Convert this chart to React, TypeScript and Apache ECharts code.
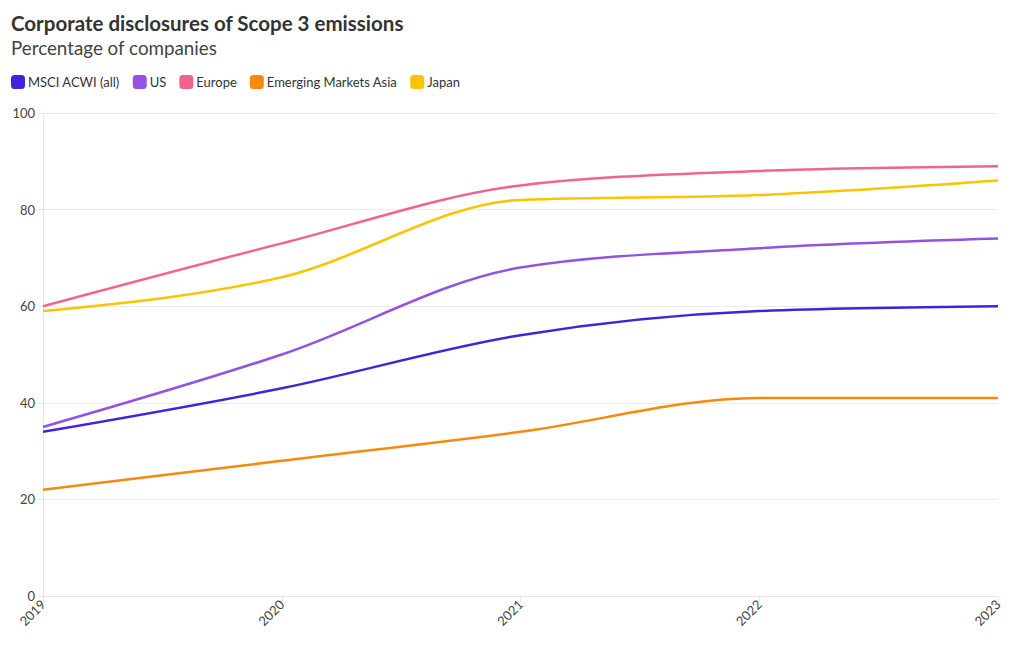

---

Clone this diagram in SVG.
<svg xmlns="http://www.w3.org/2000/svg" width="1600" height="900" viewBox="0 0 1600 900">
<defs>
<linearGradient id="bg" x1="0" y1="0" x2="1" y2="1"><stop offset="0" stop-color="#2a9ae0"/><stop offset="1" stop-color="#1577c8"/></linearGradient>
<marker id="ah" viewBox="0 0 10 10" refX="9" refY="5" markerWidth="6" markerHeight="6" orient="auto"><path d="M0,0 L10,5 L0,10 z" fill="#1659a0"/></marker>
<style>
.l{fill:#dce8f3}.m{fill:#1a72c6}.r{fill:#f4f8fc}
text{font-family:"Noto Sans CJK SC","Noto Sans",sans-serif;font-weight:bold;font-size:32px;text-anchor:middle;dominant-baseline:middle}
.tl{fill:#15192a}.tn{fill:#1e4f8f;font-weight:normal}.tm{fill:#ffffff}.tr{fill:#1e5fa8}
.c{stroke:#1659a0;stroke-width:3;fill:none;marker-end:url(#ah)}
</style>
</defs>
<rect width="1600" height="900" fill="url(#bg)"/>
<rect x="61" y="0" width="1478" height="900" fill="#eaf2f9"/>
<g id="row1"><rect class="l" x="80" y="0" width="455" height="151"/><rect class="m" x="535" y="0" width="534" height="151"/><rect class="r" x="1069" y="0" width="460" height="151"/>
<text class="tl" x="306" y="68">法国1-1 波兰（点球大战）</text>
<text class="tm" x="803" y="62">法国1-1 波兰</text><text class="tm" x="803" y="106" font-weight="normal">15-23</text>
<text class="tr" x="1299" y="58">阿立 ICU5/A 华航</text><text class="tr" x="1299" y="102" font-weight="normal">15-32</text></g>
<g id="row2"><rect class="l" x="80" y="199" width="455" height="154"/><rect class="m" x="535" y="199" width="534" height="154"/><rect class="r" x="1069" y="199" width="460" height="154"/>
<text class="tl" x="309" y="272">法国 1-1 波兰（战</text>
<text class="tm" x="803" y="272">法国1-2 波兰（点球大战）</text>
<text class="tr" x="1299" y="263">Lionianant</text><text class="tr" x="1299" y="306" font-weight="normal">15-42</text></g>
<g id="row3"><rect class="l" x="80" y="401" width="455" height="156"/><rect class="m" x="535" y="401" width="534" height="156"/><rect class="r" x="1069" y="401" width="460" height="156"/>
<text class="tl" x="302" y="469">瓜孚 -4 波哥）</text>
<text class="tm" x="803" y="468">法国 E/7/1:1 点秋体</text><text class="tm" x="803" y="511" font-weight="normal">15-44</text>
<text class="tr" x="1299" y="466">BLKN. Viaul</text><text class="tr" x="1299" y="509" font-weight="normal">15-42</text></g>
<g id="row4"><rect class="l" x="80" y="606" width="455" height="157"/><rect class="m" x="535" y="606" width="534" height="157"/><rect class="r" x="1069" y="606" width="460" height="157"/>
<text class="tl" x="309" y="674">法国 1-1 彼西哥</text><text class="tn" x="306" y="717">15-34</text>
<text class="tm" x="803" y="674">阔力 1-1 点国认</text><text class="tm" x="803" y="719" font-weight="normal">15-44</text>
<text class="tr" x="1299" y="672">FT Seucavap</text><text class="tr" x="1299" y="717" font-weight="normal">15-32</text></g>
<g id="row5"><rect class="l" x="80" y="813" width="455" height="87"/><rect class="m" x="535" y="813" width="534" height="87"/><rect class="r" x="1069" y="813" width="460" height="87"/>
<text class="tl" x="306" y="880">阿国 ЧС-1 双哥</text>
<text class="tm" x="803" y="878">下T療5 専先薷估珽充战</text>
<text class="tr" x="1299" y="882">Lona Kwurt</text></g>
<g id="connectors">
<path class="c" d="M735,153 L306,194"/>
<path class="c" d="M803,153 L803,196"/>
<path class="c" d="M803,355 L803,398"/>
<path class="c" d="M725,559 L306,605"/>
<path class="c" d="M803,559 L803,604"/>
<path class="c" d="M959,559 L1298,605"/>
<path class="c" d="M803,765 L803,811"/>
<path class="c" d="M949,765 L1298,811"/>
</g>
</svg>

---

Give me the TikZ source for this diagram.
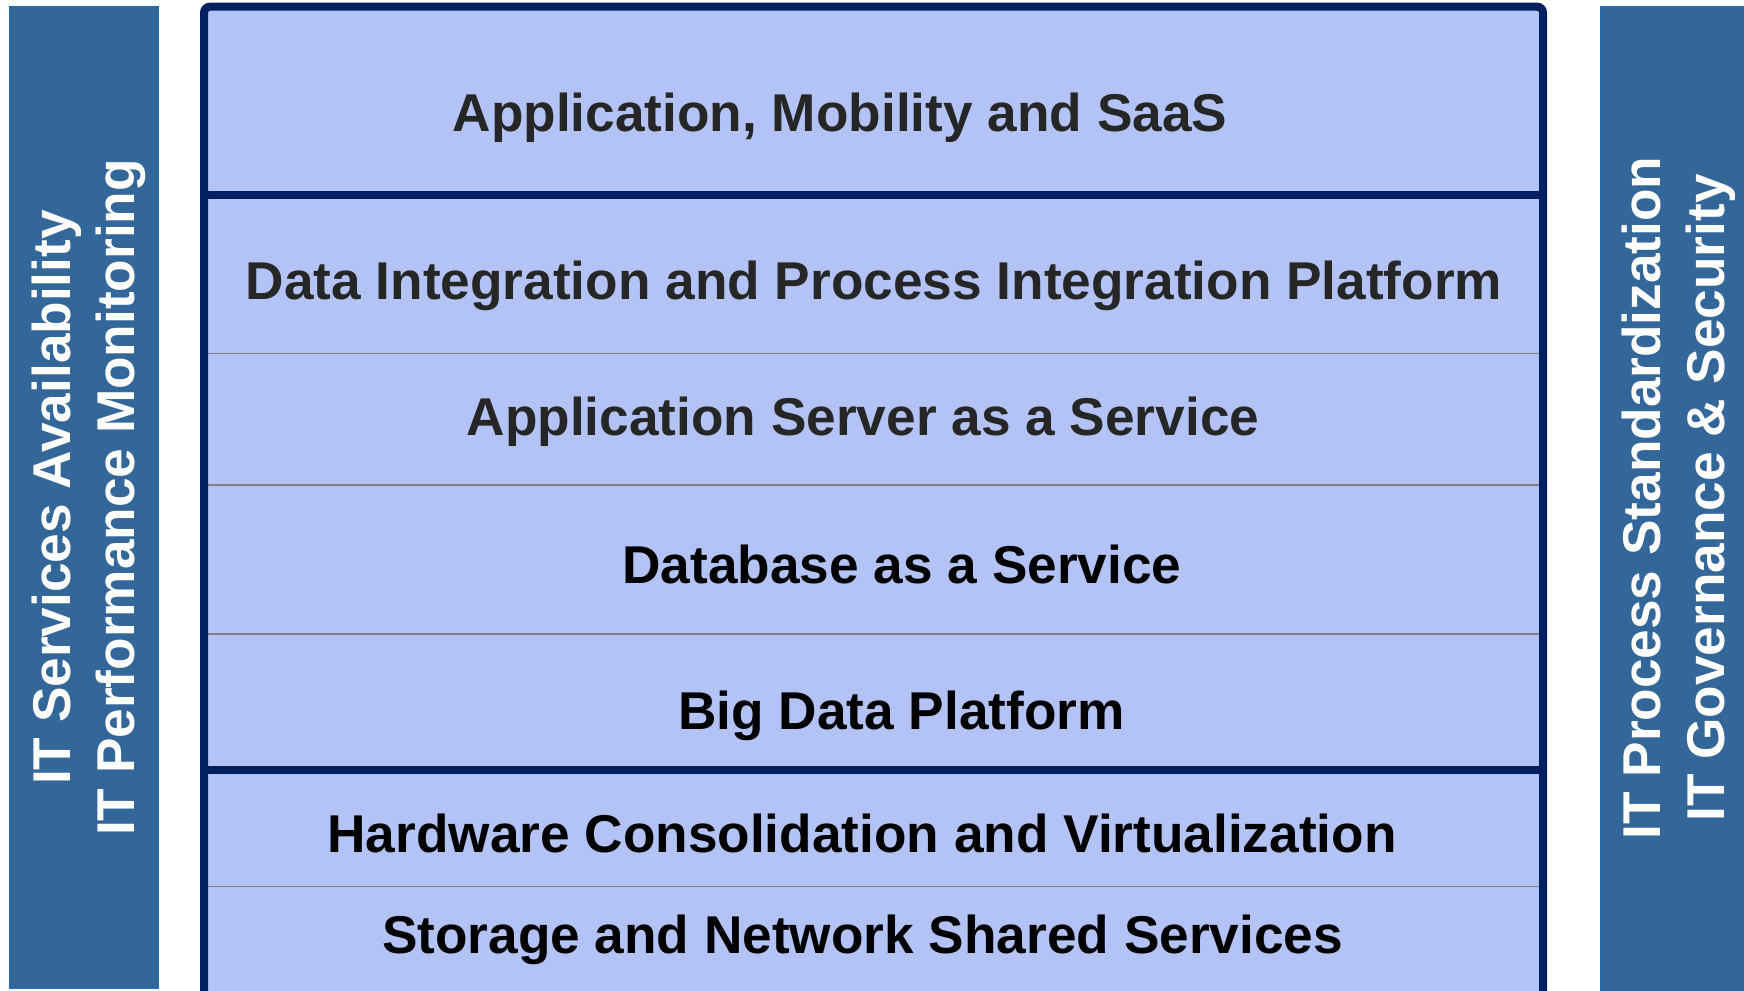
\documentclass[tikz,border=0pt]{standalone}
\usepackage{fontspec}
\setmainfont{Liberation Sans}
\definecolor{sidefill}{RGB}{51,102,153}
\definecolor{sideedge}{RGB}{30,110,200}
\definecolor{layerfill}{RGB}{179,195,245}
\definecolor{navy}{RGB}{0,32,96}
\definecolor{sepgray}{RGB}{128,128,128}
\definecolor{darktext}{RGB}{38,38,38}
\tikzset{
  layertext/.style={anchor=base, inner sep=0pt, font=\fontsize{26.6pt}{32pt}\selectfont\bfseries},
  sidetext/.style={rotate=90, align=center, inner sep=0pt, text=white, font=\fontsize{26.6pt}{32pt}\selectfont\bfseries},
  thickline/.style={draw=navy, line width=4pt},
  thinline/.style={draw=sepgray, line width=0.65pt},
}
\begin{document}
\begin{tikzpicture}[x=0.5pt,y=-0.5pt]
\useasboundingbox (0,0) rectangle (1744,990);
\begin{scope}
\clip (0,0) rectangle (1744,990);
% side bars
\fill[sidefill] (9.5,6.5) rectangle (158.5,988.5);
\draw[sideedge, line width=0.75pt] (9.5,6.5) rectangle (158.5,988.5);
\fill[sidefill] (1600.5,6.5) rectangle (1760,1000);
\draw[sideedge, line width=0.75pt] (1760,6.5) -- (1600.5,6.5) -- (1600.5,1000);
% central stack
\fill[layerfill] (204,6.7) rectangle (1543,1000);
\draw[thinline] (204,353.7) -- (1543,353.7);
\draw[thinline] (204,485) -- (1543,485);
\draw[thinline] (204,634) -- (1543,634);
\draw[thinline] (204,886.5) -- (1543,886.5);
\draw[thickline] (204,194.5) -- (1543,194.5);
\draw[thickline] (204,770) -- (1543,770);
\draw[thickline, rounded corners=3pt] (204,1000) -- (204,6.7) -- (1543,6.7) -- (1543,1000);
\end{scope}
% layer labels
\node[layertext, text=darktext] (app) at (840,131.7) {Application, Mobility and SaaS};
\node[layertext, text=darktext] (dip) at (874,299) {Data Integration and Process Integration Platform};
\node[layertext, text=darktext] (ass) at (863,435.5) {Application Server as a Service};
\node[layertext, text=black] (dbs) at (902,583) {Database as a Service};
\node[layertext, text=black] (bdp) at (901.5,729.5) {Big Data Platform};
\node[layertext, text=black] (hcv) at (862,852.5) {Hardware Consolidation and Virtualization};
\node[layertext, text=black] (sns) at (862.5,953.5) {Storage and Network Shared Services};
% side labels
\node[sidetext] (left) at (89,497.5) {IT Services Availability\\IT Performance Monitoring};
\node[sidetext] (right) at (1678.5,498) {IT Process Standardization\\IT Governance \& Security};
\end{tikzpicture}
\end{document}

TASK DESCRIPTION
Above are records; say how many of their lines contain the word "diagram", giving only the number.

REPLY
2